When a buried notebook is discovered in Parker’s former campsite in the backyard, Katy finds the sign she’s been waiting for. Parker didn’t abandon them. On the contrary, he entrusted his wisdom to them in writing, and will return once they have spread his message. Reinvigorated, Katy takes to propagating Parker’s anarcho-Christian teachings through various means, from printing and freely distributing an edited manuscript of his notebook musings dubbed the Good Zine to holding weekly meetings for the unenlightened masses at Fishgut.

Fittingly, the author delves into Parker’s beliefs. (Had they been left unexplored, the story might have felt inchoate.) Here’s an example of Parker’s view of the true anarchist as Christian and vice versa: “When Christ spoke of the fulfillment of the Law, he spoke of the obliteration of the law, because perfection means Stasis, which is Death. As the Christian triumphs over Death so the Anarchist over the Law—there is no difference or distinction between the obstacles, less still among those who triumph over them.”

It’s clear that such beliefs are meant to be viewed as cleverly worded but somewhat loony. (Interestingly, Taylor culled almost all of what the story presents as Parker’s writings from the anonymous works of an anti-copyright publishing house.) Still, this realization doesn’t make it any easier to slog through the story’s Parkerism-heavy longueurs.
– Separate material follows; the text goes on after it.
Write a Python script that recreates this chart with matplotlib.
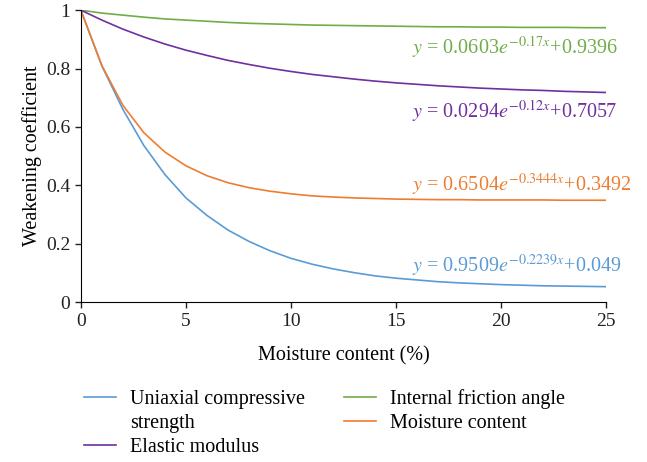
import matplotlib
matplotlib.use('Agg')
import matplotlib.pyplot as plt
from matplotlib.lines import Line2D

plt.rcParams['font.family'] = ['Liberation Serif', 'DejaVu Serif']
plt.rcParams['mathtext.fontset'] = 'stix'

moisture = list(range(26))
ucs = [1.0, 0.809, 0.660, 0.536, 0.437, 0.357, 0.297, 0.247, 0.208, 0.176,
       0.150, 0.130, 0.114, 0.101, 0.090, 0.082, 0.076, 0.070, 0.066, 0.063,
       0.060, 0.058, 0.056, 0.055, 0.054, 0.053]
friction = [1.0, 0.990, 0.983, 0.976, 0.970, 0.966, 0.962, 0.958, 0.955, 0.953,
            0.951, 0.949, 0.948, 0.947, 0.946, 0.945, 0.944, 0.943, 0.943, 0.942,
            0.942, 0.941, 0.941, 0.941, 0.940, 0.940]
elastic = [1.0, 0.966, 0.935, 0.908, 0.884, 0.863, 0.845, 0.828, 0.814, 0.801,
           0.790, 0.780, 0.772, 0.764, 0.757, 0.751, 0.746, 0.741, 0.737, 0.733,
           0.730, 0.727, 0.725, 0.722, 0.720, 0.718]
water = [1.0, 0.810, 0.674, 0.580, 0.514, 0.467, 0.433, 0.409, 0.392, 0.380,
         0.371, 0.364, 0.360, 0.357, 0.355, 0.353, 0.352, 0.351, 0.351, 0.350,
         0.350, 0.350, 0.350, 0.349, 0.349, 0.349]

blue, green, purple, orange = '#5b9bd5', '#70ad47', '#7030a0', '#ed7d31'

fig = plt.figure(figsize=(6.47, 4.62), dpi=100)
ax = fig.add_axes([0.125, 0.346, 0.812, 0.632])

l1, = ax.plot(moisture, ucs, color=blue, lw=1.2)
l3, = ax.plot(moisture, friction, color=green, lw=1.2)
l2, = ax.plot(moisture, elastic, color=purple, lw=1.2)
l4, = ax.plot(moisture, water, color=orange, lw=1.2)

ax.set_xlim(0, 25)
ax.set_ylim(0, 1)
ax.set_xticks([0, 5, 10, 15, 20, 25])
ax.set_yticks([0, 0.2, 0.4, 0.6, 0.8, 1])
ax.set_yticklabels(['0', '0.2', '0.4', '0.6', '0.8', '1'])
ax.spines['top'].set_visible(False)
ax.spines['right'].set_visible(False)
ax.tick_params(labelsize=14, length=4, width=1, colors='#222222')
ax.set_xlabel('Moisture content (%)', fontsize=14.5, labelpad=12)
ax.set_ylabel('Weakening coefficient', fontsize=14.5, labelpad=3)

eq_x = 15.75
fs = 14.5
ax.text(eq_x, 0.875, r'$y$ = 0.0603$e^{-0.17x}$+0.9396', color=green, fontsize=fs, va='center')
ax.text(eq_x, 0.655, r'$y$ = 0.0294$e^{-0.12x}$+0.7057', color=purple, fontsize=fs, va='center')
ax.text(eq_x, 0.40, r'$y$ = 0.6504$e^{-0.3444x}$+0.3492', color=orange, fontsize=fs, va='center')
ax.text(eq_x, 0.125, r'$y$ = 0.9509$e^{-0.2239x}$+0.049', color=blue, fontsize=fs, va='center')

# second line of the long label gets an empty handle so rows line up
blank = Line2D([], [], color='none')
handles = [l1, blank, l2, l3, l4]
labels = ['Uniaxial compressive', 'strength', 'Elastic modulus',
          'Internal friction angle', 'Moisture content']
fig.legend(handles, labels, loc='upper left', bbox_to_anchor=(0.130, 0.158),
           ncol=2, frameon=False, fontsize=14.5, handlelength=1.6, handletextpad=0.7,
           columnspacing=1.9, labelspacing=0.25, borderaxespad=0, borderpad=0)

fig.savefig('out.png', dpi=100)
The farrago of half-creeds articulated by Parker and elaborated upon by disciples Katy and David fails to captivate as fully as the story’s examination of the nature of all-consuming belief, and the psychology of those whom it seduces.

Parker is admittedly a strange breed. But this isn’t to say that Taylor has created an original. Christian anarchism, to be distinguished from the random pastiche of anarchistic and Christian ideas on display here, has deep historical and literary roots. (Think of Tolstoy’s The Kingdom of God Is Within You.) Additionally, one of Parker’s chief attributes calls to mind the Weltanschauung of a towering intellectual forebear: Baruch Spinoza, the renegade Jewish thinker. Some claimed him to be “God-intoxicated,” for although he advocated a critical approach to organized religion, he gave God—either out of conviction or in an (ultimately unsuccessful) attempt to stave off charges of atheism—a permanent and prominent place in his philosophical outlook. Parker is no Spinoza, but he shuns traditional and organized Christianity even as he cultivates “a God-entranced vision of all things.”

Where Justin Taylor excels is in probing his characters’ emotional vulnerabilities and their susceptibility to Parker’s radical, irrational, all-encompassing, utopian ideology. Parker himself abandoned the (unspecified Christian) religion of his upbringing, “but the language, the forms of thought were stuck fast.” With his earnestness, intellectual character, and related social ineptitude, he finds a measure of satisfaction in the solitary enterprise of devising his own religion.

Katy, like Parker, was raised in religion—in her case, Catholicism, aspects of which she still observes. She’s casting about for a belief system that will enable her to give free rein to her need for demonstrative veneration. Meanwhile, David doesn’t come from religion. He was raised in an atheist Jewish household (as was Thomas). But set adrift by a failed romantic relationship, a truncated college career, and a pointless job, he latches on to an alluringly spiritual theory of life.

With subtlety and sophistication, Taylor also demonstrates the mesmerizing effects of faith. Since Katy and David surrender themselves so completely to Parker’s worldview, they lose the ability to critically examine anything they believe to have originated with him. Indeed, when Thomas secretly inserts a grandiloquent but hollow passage into Parker’s notebook, Katy and David take its supposed sagacity to heart.

Yet Taylor quietly shows us that even Thomas is deluded. Thomas scoffs at his friends’ devotion to spiritual mumbo-jumbo, but his faith in redemption through violent anti-capitalist revolution is equally desperate and consuming. He becomes spellbound by political radicalism the way the others are hypnotized by homemade religion, all because of a desire to ennoble life with purpose. A young woman who spends time at Fishgut before breaking away realizes that its core members are animated by “the desire for an encompassing horizon, a totalizing vision, an epistemology sufficient to enclose the whole known world, and account for everything unknown, too.”

No reader will be surprised to discover that such a totalistic persuasion leads to bad things. Ultimately, the novel’s finest feature remains its eerily plausible premise. Following a haunting and resonant set-up, the story grows muddled. Most disappointing of all is the shift from character to theology. The (deliberately) semi-coherent, anarcho-Christian beliefs Taylor examines do not generate nearly as much interest as his tinglingly perceptive forays into his characters’ psychological dispositions. And the consequences, even when tragic, of adopting such beliefs never elicit as much sympathy as the reason for their adoption: the search for meaning in otherwise empty lives.

Rayyan Al-Shawaf is a writer and book critic in Beirut, Lebanon. His reviews and essays have appeared in the Boston Globe, the Chicago Sun-Times, the Globe and Mail, the Miami Herald, the San Francisco Chronicle, the St. Petersburg Times, and other publications.

[Editor’s Note: In the Acknowledgments of The Gospel of Anarchy, author Justin Taylor thanks Charles McNair, books editor at Paste.]